7:30 am - Cadence (1990, dir. Martin Sheen)
After a run of subpar Sheens in our marathon, we're bouncing back with this 1990 drama. That's right: the same year that he was directed by his brother Emilio Estevez in Men at Work, Charlie Sheen acted for his dad Martin Sheen (who also stars) in this, his lone feature directorial effort. He plays a rebellious soldier sentenced to 90 days in a military stockade run by Martin Sheen; a battle of wills ensues. Cadence finds Sheen doing really interesting work, balancing the innocence and earnestness he showcased in something like Platoon with the rebel streak he began cultivating in the late '80s and early '90s. The results are a surprisingly effective drama with exactly the right vibes for this point in our marathon. There's some race stuff in the movie with which director Martin Sheen doesn't seem willing to fully engage, but the movie means well. That counts for something.
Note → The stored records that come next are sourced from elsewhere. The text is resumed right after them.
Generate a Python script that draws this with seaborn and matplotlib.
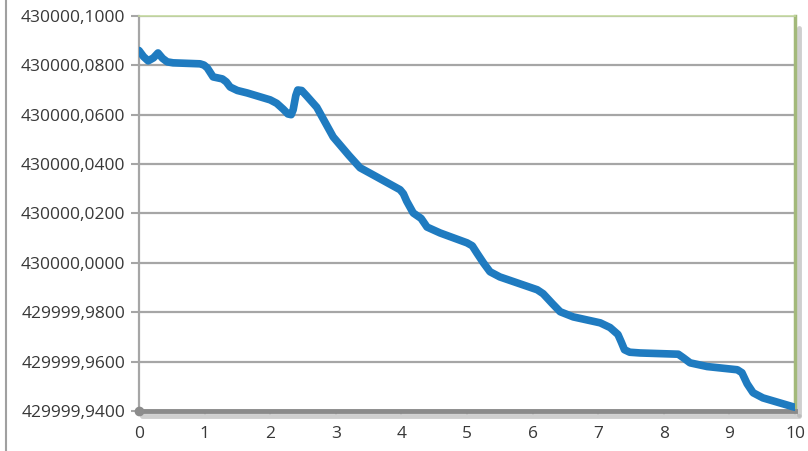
import numpy as np
import pandas as pd
import seaborn as sns
import matplotlib
matplotlib.use("Agg")
import matplotlib.pyplot as plt
from matplotlib.ticker import FuncFormatter
from matplotlib.lines import Line2D

# valores (offset sobre 430000)
x_vals = [0.0, 0.07, 0.14, 0.22, 0.29, 0.36, 0.43, 0.52, 0.93, 0.99, 1.04, 1.13,
          1.27, 1.33, 1.39, 1.5, 1.65, 2.0, 2.1, 2.2, 2.27, 2.32, 2.35, 2.39,
          2.42, 2.48, 2.56, 2.71, 2.96, 3.2, 3.37, 3.57, 3.98, 4.03, 4.08, 4.18,
          4.3, 4.39, 4.59, 5.0, 5.08, 5.15, 5.25, 5.35, 5.5, 6.07, 6.16, 6.3,
          6.42, 6.62, 7.03, 7.18, 7.3, 7.35, 7.4, 7.48, 7.64, 8.22, 8.3, 8.4,
          8.66, 9.12, 9.19, 9.27, 9.36, 9.51, 9.97, 10.0]
y_offset = [0.0860, 0.0835, 0.0818, 0.0830, 0.0850, 0.0828, 0.0814, 0.0810,
            0.0806, 0.0801, 0.0790, 0.0753, 0.0745, 0.0733, 0.0712, 0.0698,
            0.0688, 0.0660, 0.0646, 0.0622, 0.0603, 0.0600, 0.0620, 0.0677,
            0.0700, 0.0698, 0.0675, 0.0630, 0.0510, 0.0435, 0.0385, 0.0356,
            0.0296, 0.0280, 0.0250, 0.0202, 0.0180, 0.0145, 0.0121, 0.0081,
            0.0069, 0.0040, 0.0000, -0.0036, -0.0057, -0.0109, -0.0125,
            -0.0165, -0.0198, -0.0219, -0.0243, -0.0262, -0.0290, -0.0320,
            -0.0352, -0.0362, -0.0365, -0.0370, -0.0385, -0.0405, -0.0420,
            -0.0433, -0.0445, -0.0490, -0.0526, -0.0547, -0.0583, -0.0585]
base = 430000.0
y_ticks = [-0.06, -0.04, -0.02, 0.0, 0.02, 0.04, 0.06, 0.08, 0.10]
x_ticks = list(range(0, 11))

df = pd.DataFrame({'x': x_vals, 'y': [base + v for v in y_offset]})

sns.set_style('white')
plt.rcParams['font.family'] = ['Open Sans', 'DejaVu Sans']

fig = plt.figure(figsize=(8.08, 4.51), dpi=100)
ax = fig.add_axes([0.172, 0.0887, 0.812, 0.876])

# lineas de cuadricula
for t in y_ticks:
    ax.axhline(base + t, color='#a6a6a6', lw=1.6, zorder=1)

sns.lineplot(data=df, x='x', y='y', sort=False, ax=ax, color='#1f7bc0',
             linewidth=5.5, solid_joinstyle='round', solid_capstyle='round', zorder=3)

ax.set_xlim(0, 10)
ax.set_ylim(base + y_ticks[0], base + y_ticks[-1])
ax.set_xticks(x_ticks)
ax.set_yticks([base + t for t in y_ticks])
ax.yaxis.set_major_formatter(FuncFormatter(lambda v, p: f'{v:.4f}'.replace('.', ',')))
ax.set_xlabel('')
ax.set_ylabel('')

ax.tick_params(axis='y', length=6, width=1.5, color='#a6a6a6', labelsize=12.5,
               labelcolor='#383838', pad=4, left=True)
ax.tick_params(axis='x', length=3, width=1.2, color='#c8c8c8', labelsize=12.5,
               labelcolor='#383838', pad=8, bottom=True)

ax.spines['left'].set_color('#a6a6a6')
ax.spines['left'].set_linewidth(1.6)
ax.spines['bottom'].set_color('#8a8a8a')
ax.spines['bottom'].set_linewidth(3.5)
ax.spines['right'].set_color('#a3b97a')
ax.spines['right'].set_linewidth(2.5)
ax.spines['top'].set_color('#c5d9a0')
ax.spines['top'].set_linewidth(1.2)

# sombra en el borde derecho e inferior
ax.plot([1.006, 1.006], [-0.01, 0.97], transform=ax.transAxes, color='#b0b0b0',
        lw=3.5, alpha=0.6, clip_on=False, zorder=0)
ax.plot([0.005, 1.006], [-0.013, -0.013], transform=ax.transAxes, color='#b0b0b0',
        lw=3.5, alpha=0.6, clip_on=False, zorder=0)
# punto en el origen
ax.plot([0], [0], 'o', transform=ax.transAxes, color='#8c8c8c', ms=6, clip_on=False, zorder=4)

# borde izquierdo de la imagen
fig.add_artist(Line2D([0.008, 0.008], [0, 1], transform=fig.transFigure, color='#a0a0a0', lw=1.5))

fig.savefig('out.png', dpi=100)
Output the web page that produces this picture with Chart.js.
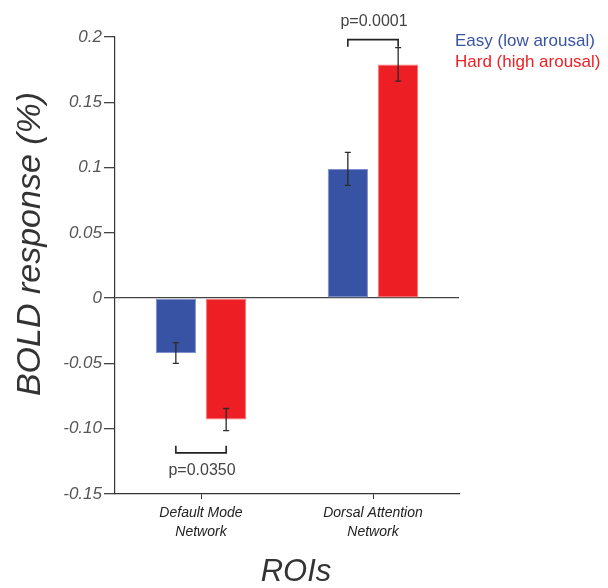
<!DOCTYPE html>
<html>
<head>
<meta charset="utf-8">
<script src="https://cdn.jsdelivr.net/npm/chart.js@4"></script>
<style>
  html, body { margin: 0; padding: 0; background: #fff; }
  #wrap { width: 608px; height: 588px; position: relative; }
</style>
</head>
<body>
<div id="wrap"><canvas id="chart"></canvas></div>
<script>
// 데이터
const categories = [['Default Mode', 'Network'], ['Dorsal Attention', 'Network']];
const seriesNames = ['Easy (low arousal)', 'Hard (high arousal)'];
const easyValues = [-0.042, 0.099];
const hardValues = [-0.093, 0.179];
const easyErrors = [0.008, 0.0127];
const hardErrors = [0.0085, 0.0128];
const yTickLabels = ['-0.15', '-0.10', '-0.05', '0', '0.05', '0.1', '0.15', '0.2'];

// 유의성 표시 (p값)
const sigLabels = ['p=0.0350', 'p=0.0001'];
const sigBracketY = [-0.1185, 0.198];
const sigLegY = [-0.113, 0.1925];

const blue = '#3953a4';
const red = '#ee1f24';
const fontFamily = "'Liberation Sans', Arial, sans-serif";

const overlay = {
  id: 'overlay',
  afterDatasetsDraw(chart) {
    const ctx = chart.ctx;
    const y = chart.scales.y;
    const errs = [easyErrors, hardErrors];
    const vals = [easyValues, hardValues];
    ctx.save();
    // 에러바
    ctx.strokeStyle = '#2a2a2a';
    ctx.lineWidth = 1.3;
    [0, 1].forEach(d => {
      chart.getDatasetMeta(d).data.forEach((bar, i) => {
        const top = y.getPixelForValue(vals[d][i] + errs[d][i]);
        const bot = y.getPixelForValue(vals[d][i] - errs[d][i]);
        const x = bar.x;
        ctx.beginPath();
        ctx.moveTo(x, top); ctx.lineTo(x, bot);
        ctx.moveTo(x - 3, top); ctx.lineTo(x + 3, top);
        ctx.moveTo(x - 3, bot); ctx.lineTo(x + 3, bot);
        ctx.stroke();
      });
    });
    // 브래킷
    ctx.lineWidth = 1.6;
    ctx.strokeStyle = '#222';
    ctx.fillStyle = '#444';
    ctx.font = '16px ' + fontFamily;
    ctx.textAlign = 'center';
    ctx.textBaseline = 'middle';
    sigLabels.forEach((label, i) => {
      const x1 = chart.getDatasetMeta(0).data[i].x;
      const x2 = chart.getDatasetMeta(1).data[i].x;
      const by = y.getPixelForValue(sigBracketY[i]);
      const ly = y.getPixelForValue(sigLegY[i]);
      ctx.beginPath();
      ctx.moveTo(x1, ly); ctx.lineTo(x1, by); ctx.lineTo(x2, by); ctx.lineTo(x2, ly);
      ctx.stroke();
      const dir = ly < by ? 1 : -1;
      ctx.fillText(label, (x1 + x2) / 2 + 1, by + dir * 18);
    });
    ctx.restore();
  },
  afterDraw(chart) {
    const ctx = chart.ctx;
    const area = chart.chartArea;
    ctx.save();
    // 범례
    ctx.font = '17px ' + fontFamily;
    ctx.textAlign = 'left';
    ctx.textBaseline = 'middle';
    chart.data.datasets.forEach((ds, i) => {
      ctx.fillStyle = ds.backgroundColor;
      ctx.fillText(ds.label, 455, 41 + i * 21);
    });
    // 축 제목
    ctx.fillStyle = '#333';
    ctx.textAlign = 'center';
    ctx.font = 'italic 34px ' + fontFamily;
    ctx.save();
    ctx.translate(31, 244);
    ctx.rotate(-Math.PI / 2);
    ctx.fillText('BOLD response (%)', 0, 0);
    ctx.restore();
    ctx.font = 'italic 31px ' + fontFamily;
    ctx.fillText('ROIs', (area.left + area.right) / 2 + 9, 572);
    ctx.restore();
  }
};

const data = {
  labels: categories,
  datasets: [
    {
      label: seriesNames[0],
      data: easyValues,
      backgroundColor: blue,
      borderColor: '#7d90cc',
      borderWidth: 1,
      borderSkipped: false,
      categoryPercentage: 0.585,
      barPercentage: 0.8
    },
    {
      label: seriesNames[1],
      data: hardValues,
      backgroundColor: red,
      borderColor: '#f6767a',
      borderWidth: 1,
      borderSkipped: false,
      categoryPercentage: 0.585,
      barPercentage: 0.8
    }
  ]
};

const config = {
  type: 'bar',
  data: data,
  options: {
    responsive: true,
    maintainAspectRatio: false,
    animation: false,
    layout: { padding: { top: 37, right: 149, left: 0, bottom: 0 } },
    plugins: {
      legend: { display: false },
      tooltip: { enabled: false }
    },
    scales: {
      x: {
        offset: true,
        grid: { display: true, drawOnChartArea: false, offset: false, tickLength: 5, tickColor: '#333' },
        border: { color: '#333', width: 1.2 },
        ticks: {
          color: '#222',
          padding: 5,
          font: { family: fontFamily, size: 14, style: 'italic', lineHeight: 1.35 }
        },
        afterFit(scale) { scale.height = 94; }
      },
      y: {
        min: -0.15,
        max: 0.2,
        ticks: {
          stepSize: 0.05,
          color: '#555',
          padding: 2,
          font: { family: fontFamily, size: 17, style: 'italic' },
          callback: (v, i) => yTickLabels[i]
        },
        grid: {
          drawOnChartArea: true,
          tickLength: 11,
          tickColor: '#444',
          color: c => (c.tick && Math.abs(c.tick.value) < 1e-9) ? '#444' : 'rgba(0,0,0,0)',
          lineWidth: 1.3
        },
        border: { color: '#333', width: 1.2 },
        afterFit(scale) { scale.width = 115; }
      }
    }
  },
  plugins: [overlay]
};

const chart = new Chart(document.getElementById('chart'), config);
</script>
</body>
</html>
9:15 am - The Chase (1994, dir. Adam Rifkin)
We end things, as we do, with a banger. Writer/director Adam Rifkin's biggest studio effort casts Sheen as a convict who kidnaps heiress Kristy Swanson and goes on the run, leading massive numbers of cops, camera crews, and wannabe heroes in pursuit. Rifkin's style is as broad and manic as ever and the satire of the news media is blunt and obvious, but The Chase is incredibly funny and entertaining in an overly-caffeinated sort of way. Sheen holds the center as the innocent man wrongly accused; he and Swanson are a lot of fun as an unlikely couple, as is the insane supporting cast that includes the likes of Ray Wise, Claudia Christian, Henry Rollins, Anthony Kiedis, and Flea. I love the idea of wrapping up our marathon with this wild a ride.

1 comment:

  1. Hold up, Angie Harmon and Denise Richards as love interests in the same movie! How haven't i heard of this before? Good or not, i need to see this

    Also, Cadence and The Chase are classics. Too bad they never got a proper blu-ray release, they're both favorites of mine.